I don’t have much comfort to offer in the case of Sesame Credit, but I don’t want to fill you completely with doom and gloom, either. There are glimmers of hope elsewhere. However grim the journey ahead appears, there are signs that the tide is slowly turning. Many in the data science community have known about and objected to the exploitation of people’s information for profit for quite some time. But until the furore over Cambridge Analytica these issues hadn’t drawn sustained, international front-page attention. When that scandal broke in early 2018 the general public saw for the first time how algorithms are silently harvesting their data, and acknowledged that, without oversight or regulation, it could have dramatic repercussions.

And regulation is coming. If you live in the EU, there has recently been a new piece of legislation called GDPR – General Data Protection Regulation – that should make much of what data brokers are doing illegal. In theory, they will no longer be allowed to store your data without an explicit purpose. They won’t be able to infer information about you without your consent. And they won’t be able to get your permission to collect your data for one reason, and then secretly use it for another. That doesn’t necessarily mean the end of these kinds of practices, however. For one thing, we often don’t pay attention to the T&Cs when we’re clicking around online, so we may find ourselves consenting without realizing. For another, the identification of illegal practices and enforcement of regulations remains tricky in a world where most data analysis and transfer happens in the shadows. We’ll have to wait and see how this unfolds.

Europeans are the lucky ones, but there are those pushing for regulation in America, too. The Federal Trade Commission published a report condemning the murky practices of data brokers back in 2014, and since then has been actively pushing for more consumer rights. Apple has now built ‘intelligent tracking prevention’ into the Safari browser. Firefox has done the same. Facebook is severing ties with its data brokers. Argentina and Brazil, South Korea and many more countries have all pushed through GDPR-like legislation. Europe might be ahead of the curve, but there is a global trend that is heading in the right direction.

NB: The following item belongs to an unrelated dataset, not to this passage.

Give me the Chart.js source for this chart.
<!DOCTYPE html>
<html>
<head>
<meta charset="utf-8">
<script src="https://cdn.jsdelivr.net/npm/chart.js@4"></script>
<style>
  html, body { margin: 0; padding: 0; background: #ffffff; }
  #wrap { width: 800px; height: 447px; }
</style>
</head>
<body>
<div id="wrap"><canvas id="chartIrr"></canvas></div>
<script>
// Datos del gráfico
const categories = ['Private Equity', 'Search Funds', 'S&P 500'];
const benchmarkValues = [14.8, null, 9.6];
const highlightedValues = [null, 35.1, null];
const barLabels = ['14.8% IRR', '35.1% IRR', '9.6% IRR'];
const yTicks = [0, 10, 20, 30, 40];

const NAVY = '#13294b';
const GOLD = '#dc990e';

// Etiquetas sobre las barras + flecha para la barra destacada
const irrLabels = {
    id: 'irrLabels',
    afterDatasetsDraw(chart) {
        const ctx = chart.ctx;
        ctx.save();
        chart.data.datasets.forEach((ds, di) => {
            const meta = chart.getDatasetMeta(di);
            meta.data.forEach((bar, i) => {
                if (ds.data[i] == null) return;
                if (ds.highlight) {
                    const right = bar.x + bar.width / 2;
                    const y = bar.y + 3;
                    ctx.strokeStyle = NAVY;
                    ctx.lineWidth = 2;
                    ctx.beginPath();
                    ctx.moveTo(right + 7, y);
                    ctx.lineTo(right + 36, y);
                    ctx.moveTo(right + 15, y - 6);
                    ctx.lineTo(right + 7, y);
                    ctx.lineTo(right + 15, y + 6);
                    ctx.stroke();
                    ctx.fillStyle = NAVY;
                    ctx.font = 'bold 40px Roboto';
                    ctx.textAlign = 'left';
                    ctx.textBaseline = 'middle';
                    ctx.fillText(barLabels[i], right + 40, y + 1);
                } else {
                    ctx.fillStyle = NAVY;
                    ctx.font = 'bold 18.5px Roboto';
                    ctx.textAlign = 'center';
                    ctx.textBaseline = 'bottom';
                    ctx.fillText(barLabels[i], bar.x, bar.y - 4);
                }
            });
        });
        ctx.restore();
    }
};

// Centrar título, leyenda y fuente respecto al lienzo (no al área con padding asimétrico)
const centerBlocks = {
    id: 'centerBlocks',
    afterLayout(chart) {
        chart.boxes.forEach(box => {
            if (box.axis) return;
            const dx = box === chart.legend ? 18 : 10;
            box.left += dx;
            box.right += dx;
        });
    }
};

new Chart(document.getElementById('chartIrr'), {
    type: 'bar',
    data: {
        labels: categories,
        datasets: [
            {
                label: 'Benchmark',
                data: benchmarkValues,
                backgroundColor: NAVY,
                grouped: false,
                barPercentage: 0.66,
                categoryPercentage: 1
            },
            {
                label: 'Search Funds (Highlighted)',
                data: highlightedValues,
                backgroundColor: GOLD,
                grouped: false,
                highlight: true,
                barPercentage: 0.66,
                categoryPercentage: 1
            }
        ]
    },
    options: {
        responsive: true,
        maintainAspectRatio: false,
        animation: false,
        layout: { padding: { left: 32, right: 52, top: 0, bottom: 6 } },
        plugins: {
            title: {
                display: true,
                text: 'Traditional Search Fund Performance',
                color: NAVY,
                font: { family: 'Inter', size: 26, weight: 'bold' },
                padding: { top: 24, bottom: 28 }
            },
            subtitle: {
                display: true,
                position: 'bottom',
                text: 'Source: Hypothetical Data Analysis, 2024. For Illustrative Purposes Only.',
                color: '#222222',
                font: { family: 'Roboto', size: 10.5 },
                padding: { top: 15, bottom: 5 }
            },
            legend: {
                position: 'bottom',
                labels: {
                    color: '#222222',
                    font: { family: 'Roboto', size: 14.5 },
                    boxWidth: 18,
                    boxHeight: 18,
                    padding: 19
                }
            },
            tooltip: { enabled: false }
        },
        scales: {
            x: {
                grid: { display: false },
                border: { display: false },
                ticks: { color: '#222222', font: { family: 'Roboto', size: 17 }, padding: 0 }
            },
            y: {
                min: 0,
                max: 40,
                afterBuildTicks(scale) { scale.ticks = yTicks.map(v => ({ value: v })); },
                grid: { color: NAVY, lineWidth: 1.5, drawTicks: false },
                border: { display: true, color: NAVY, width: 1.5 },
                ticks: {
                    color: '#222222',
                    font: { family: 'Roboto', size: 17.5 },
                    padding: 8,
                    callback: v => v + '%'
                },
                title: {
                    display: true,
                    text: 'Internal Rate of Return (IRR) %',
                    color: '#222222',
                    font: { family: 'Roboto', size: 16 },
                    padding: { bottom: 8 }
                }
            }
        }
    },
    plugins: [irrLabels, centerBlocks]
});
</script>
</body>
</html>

If data is the new gold, then we’ve been living in the Wild West. But I’m optimistic that – for many of us – the worst will soon be behind us.

Still, we do well to remember that there’s no such thing as a free lunch. As the law catches up and the battle between corporate profits and social good plays out, we need to be careful not to be lulled into a false sense of privacy. Whenever we use an algorithm – especially a free one – we need to ask ourselves about the hidden incentives. Why is this app giving me all this stuff for free? What is this algorithm really doing? Is this a trade I’m comfortable with? Would I be better off without it?

That is a lesson that applies well beyond the virtual realm, because the reach of these kinds of calculations now extends into virtually every aspect of society. Data and algorithms don’t just have the power to predict our shopping habits. They also have the power to rob someone of their freedom.